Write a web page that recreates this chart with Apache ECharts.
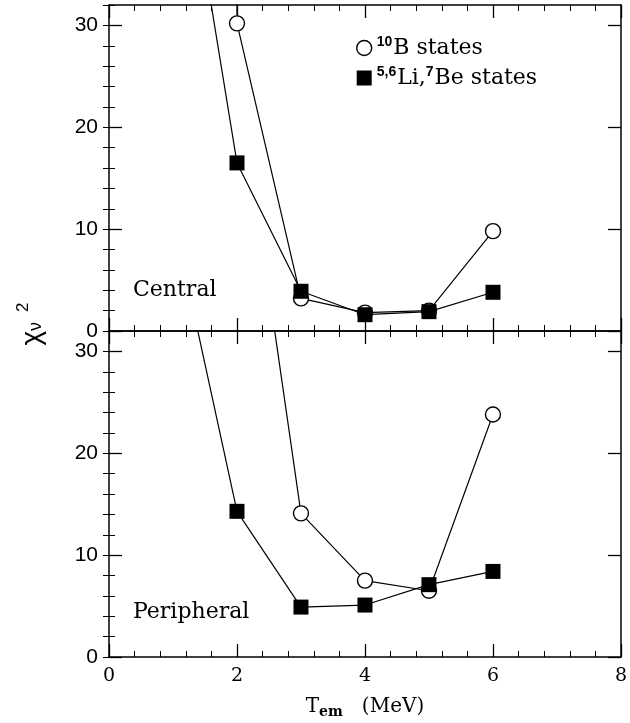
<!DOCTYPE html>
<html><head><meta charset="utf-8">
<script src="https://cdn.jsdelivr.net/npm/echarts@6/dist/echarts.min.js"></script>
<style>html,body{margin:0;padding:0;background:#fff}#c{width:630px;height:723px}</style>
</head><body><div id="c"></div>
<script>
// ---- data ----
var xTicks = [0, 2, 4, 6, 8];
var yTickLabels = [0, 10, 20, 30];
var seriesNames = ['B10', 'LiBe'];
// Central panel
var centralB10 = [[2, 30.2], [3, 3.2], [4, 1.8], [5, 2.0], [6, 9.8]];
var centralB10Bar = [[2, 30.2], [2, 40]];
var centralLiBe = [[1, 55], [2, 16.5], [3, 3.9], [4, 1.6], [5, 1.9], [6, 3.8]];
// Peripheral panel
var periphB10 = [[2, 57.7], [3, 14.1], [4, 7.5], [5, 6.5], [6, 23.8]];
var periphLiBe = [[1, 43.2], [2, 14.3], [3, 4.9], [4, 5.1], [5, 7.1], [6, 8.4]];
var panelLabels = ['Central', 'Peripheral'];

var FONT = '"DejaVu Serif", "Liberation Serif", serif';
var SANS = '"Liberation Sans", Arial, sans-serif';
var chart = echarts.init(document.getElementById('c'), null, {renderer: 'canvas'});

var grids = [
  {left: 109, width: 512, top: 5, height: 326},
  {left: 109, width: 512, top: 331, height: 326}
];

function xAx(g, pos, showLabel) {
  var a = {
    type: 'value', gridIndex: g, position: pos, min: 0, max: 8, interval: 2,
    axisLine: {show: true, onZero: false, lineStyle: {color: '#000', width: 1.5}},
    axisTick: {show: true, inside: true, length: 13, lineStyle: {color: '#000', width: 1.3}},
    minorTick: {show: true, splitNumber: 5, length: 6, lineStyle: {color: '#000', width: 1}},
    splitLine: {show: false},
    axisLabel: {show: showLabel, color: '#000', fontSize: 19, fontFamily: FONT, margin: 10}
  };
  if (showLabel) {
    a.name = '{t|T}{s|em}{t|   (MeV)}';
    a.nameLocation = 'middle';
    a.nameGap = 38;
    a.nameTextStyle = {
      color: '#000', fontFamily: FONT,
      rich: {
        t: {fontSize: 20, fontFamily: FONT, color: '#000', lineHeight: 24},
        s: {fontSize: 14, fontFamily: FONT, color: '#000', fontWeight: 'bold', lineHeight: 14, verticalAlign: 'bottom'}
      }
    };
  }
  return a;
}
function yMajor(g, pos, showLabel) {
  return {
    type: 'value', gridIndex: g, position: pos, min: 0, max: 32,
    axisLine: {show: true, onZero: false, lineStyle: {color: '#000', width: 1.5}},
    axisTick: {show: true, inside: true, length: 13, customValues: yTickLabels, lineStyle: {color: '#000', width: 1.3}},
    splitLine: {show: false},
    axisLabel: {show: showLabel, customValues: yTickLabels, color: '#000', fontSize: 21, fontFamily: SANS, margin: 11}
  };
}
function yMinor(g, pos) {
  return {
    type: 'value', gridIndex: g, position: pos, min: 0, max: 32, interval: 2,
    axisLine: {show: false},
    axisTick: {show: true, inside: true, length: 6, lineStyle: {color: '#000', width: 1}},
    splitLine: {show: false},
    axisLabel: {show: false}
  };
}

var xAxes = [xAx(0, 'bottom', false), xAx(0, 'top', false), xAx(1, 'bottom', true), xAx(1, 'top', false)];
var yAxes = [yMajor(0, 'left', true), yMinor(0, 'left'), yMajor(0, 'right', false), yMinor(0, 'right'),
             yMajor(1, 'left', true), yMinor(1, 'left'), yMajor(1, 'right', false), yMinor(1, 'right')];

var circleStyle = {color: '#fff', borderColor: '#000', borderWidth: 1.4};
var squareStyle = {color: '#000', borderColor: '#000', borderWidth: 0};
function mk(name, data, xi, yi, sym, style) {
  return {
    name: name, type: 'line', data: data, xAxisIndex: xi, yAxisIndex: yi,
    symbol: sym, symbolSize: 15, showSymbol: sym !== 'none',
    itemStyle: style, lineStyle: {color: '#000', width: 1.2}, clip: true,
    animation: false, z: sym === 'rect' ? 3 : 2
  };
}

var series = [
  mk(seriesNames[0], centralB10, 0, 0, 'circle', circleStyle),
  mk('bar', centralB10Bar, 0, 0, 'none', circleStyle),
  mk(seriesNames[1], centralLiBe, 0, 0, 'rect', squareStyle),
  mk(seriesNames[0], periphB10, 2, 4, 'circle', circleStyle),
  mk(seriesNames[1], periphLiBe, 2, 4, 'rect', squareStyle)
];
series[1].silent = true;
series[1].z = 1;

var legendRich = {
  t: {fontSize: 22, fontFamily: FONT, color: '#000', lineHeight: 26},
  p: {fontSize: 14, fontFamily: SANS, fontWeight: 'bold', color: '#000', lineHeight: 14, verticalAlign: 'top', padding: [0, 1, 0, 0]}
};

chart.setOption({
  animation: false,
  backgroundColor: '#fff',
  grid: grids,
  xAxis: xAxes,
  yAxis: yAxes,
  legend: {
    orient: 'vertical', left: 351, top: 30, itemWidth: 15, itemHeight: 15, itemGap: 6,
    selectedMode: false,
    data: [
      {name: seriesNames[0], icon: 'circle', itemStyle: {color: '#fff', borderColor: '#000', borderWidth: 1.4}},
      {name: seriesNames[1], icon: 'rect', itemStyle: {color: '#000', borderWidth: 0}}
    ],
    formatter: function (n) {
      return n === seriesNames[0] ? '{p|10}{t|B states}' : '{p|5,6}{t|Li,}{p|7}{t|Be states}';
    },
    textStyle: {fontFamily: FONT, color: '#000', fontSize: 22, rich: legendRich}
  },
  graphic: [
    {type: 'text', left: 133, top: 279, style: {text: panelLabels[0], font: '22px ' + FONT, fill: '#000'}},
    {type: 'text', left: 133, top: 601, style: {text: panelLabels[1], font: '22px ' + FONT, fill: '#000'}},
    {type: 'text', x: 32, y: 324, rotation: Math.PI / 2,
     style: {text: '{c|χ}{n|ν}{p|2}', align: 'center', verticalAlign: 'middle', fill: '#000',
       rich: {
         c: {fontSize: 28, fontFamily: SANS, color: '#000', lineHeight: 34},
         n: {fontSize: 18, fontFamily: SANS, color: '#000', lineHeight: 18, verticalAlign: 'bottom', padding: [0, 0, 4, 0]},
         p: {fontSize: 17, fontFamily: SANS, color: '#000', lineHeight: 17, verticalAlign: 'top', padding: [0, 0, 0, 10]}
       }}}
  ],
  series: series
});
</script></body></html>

==

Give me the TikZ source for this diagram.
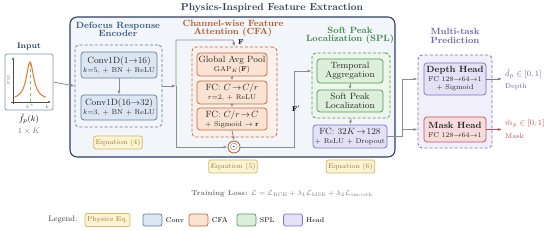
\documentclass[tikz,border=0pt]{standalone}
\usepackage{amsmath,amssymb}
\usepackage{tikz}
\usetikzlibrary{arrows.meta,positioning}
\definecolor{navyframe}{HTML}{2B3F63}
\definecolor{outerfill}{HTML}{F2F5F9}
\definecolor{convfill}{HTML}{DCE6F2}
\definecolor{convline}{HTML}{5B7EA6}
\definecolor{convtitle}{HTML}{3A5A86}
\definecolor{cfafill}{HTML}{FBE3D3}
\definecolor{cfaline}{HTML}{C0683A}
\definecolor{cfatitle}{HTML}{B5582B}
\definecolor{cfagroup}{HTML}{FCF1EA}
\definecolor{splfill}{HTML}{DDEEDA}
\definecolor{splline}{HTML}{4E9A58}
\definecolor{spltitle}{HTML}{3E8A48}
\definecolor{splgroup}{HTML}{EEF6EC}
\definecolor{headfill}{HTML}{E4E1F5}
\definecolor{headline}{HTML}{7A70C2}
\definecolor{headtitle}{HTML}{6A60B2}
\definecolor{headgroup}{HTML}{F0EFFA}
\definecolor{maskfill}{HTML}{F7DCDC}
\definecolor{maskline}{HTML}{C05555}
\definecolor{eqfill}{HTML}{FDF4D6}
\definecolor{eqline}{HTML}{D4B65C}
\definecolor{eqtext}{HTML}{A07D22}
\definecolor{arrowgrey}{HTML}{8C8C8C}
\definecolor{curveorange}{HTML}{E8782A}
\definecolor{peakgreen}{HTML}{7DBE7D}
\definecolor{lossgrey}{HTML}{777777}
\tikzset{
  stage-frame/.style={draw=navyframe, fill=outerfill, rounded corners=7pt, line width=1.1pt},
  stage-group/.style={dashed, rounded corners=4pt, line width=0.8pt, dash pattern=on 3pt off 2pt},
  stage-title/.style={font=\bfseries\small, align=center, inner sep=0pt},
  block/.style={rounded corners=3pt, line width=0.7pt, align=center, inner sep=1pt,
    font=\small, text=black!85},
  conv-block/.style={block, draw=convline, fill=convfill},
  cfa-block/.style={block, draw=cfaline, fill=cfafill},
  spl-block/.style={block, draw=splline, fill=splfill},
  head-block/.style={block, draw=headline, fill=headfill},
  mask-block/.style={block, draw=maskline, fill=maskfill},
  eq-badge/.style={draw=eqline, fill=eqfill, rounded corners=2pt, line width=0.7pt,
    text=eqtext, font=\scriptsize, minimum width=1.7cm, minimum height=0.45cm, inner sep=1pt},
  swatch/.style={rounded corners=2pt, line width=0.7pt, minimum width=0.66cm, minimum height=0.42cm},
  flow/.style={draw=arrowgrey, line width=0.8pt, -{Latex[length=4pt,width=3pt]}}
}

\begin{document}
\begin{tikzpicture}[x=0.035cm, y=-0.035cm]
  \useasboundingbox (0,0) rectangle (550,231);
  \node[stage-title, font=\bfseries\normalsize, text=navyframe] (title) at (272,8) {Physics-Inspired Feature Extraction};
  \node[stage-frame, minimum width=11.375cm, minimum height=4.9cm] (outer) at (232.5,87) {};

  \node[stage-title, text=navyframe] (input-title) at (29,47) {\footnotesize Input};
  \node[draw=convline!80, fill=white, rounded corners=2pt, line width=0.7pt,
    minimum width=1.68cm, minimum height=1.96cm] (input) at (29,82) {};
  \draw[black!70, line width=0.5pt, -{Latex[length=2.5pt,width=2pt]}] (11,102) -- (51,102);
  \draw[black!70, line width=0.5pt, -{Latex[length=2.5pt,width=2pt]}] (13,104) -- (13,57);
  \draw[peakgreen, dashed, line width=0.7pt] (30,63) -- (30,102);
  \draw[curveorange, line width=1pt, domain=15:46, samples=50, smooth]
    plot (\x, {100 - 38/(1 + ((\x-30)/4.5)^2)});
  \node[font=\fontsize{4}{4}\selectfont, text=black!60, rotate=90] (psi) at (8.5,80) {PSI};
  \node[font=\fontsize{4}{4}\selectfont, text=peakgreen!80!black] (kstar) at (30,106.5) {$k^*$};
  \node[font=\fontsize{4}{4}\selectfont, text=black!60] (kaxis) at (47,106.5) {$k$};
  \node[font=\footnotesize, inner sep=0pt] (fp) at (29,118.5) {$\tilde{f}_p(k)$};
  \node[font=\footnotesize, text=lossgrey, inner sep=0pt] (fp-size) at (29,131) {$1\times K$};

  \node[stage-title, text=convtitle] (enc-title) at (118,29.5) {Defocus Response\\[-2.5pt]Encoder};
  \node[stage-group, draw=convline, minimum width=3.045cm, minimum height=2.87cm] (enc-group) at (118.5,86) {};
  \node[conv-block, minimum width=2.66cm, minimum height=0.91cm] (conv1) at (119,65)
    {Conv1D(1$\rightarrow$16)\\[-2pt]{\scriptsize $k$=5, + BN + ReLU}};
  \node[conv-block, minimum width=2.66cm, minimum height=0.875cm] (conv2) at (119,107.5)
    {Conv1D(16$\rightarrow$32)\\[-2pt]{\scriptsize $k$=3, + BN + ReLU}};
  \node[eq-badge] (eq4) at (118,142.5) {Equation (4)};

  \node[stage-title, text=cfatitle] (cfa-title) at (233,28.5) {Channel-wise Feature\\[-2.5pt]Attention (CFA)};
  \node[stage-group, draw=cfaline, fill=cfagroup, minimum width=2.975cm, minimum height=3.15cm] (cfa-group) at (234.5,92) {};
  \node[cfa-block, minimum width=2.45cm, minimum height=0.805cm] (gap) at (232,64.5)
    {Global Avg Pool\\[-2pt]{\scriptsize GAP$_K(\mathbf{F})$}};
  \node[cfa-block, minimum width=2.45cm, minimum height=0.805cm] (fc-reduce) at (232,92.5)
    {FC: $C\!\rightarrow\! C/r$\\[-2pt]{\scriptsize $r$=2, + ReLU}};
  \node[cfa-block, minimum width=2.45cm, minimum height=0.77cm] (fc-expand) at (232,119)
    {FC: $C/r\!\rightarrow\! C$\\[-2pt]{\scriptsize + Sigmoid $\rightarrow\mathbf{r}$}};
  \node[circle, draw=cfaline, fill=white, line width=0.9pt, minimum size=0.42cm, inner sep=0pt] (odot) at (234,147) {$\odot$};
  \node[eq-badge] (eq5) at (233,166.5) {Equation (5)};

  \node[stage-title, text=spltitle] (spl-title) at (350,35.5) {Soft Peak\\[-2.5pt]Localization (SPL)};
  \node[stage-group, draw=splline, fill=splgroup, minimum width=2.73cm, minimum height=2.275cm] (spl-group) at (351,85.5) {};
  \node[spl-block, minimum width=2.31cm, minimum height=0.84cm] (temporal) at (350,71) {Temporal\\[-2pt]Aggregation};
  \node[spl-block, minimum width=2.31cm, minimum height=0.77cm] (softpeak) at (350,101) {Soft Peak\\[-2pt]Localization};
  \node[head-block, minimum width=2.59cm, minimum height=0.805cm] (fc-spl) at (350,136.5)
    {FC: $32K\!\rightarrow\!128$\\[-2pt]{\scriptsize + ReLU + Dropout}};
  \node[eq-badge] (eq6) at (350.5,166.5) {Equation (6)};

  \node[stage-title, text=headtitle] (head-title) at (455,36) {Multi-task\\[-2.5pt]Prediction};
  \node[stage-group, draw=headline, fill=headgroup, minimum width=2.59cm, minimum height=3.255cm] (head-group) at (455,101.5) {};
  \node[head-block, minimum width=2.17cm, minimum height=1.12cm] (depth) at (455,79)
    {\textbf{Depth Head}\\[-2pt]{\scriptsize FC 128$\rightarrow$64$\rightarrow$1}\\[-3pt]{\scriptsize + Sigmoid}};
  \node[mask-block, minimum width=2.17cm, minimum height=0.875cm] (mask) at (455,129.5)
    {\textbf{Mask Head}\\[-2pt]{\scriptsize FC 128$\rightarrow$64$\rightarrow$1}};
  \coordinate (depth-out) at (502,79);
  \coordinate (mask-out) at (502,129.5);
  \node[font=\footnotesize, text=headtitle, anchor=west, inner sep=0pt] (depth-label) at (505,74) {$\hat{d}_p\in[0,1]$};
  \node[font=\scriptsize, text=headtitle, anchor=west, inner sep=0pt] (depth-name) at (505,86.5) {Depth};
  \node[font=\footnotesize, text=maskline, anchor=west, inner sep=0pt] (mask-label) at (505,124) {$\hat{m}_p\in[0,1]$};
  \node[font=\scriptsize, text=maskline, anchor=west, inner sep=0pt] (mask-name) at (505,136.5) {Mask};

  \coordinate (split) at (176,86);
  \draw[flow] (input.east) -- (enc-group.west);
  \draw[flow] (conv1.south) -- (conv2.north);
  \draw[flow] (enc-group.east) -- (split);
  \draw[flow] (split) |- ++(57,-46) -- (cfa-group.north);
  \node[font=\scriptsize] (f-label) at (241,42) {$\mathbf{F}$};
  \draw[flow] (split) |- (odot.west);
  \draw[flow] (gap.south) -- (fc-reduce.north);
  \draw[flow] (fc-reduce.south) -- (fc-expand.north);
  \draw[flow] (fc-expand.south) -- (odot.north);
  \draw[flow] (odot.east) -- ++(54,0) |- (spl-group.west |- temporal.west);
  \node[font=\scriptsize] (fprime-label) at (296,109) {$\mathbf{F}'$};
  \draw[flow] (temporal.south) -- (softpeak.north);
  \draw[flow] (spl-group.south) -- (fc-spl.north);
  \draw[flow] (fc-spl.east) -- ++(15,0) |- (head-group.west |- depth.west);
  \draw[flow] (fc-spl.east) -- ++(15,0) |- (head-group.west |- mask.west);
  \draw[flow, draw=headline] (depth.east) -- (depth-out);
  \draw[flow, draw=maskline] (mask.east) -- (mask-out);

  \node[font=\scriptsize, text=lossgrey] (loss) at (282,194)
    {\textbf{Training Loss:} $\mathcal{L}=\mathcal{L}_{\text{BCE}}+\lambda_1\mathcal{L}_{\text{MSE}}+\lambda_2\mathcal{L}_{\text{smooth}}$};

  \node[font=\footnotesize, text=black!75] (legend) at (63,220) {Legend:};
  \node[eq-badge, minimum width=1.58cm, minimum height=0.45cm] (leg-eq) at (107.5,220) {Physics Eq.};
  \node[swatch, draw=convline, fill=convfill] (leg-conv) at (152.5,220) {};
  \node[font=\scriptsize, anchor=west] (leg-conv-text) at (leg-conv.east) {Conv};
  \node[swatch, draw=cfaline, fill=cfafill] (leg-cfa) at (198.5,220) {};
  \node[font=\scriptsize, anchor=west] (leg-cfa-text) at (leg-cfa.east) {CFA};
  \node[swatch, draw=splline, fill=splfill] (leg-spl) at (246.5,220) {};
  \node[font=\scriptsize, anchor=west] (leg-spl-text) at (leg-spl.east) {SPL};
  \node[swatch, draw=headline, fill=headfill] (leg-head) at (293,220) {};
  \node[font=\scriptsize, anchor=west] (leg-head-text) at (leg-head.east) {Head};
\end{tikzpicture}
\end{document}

...

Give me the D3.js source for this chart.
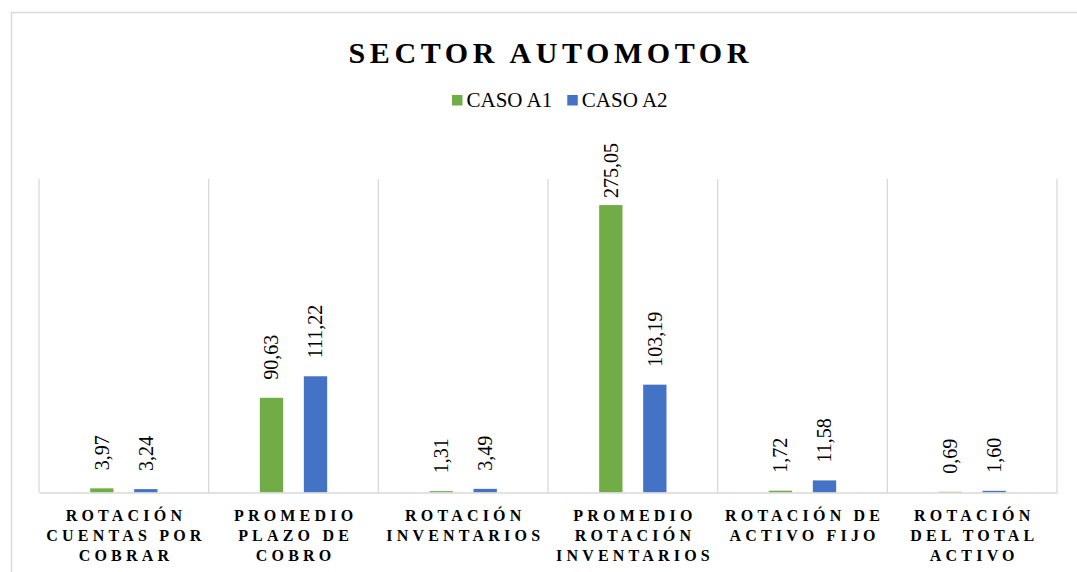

» **WHAT THE TASK REQUIRES**:
In the listing, how many lines hold "source"? Answer with a bare number.

» **FINAL ANSWER**:
2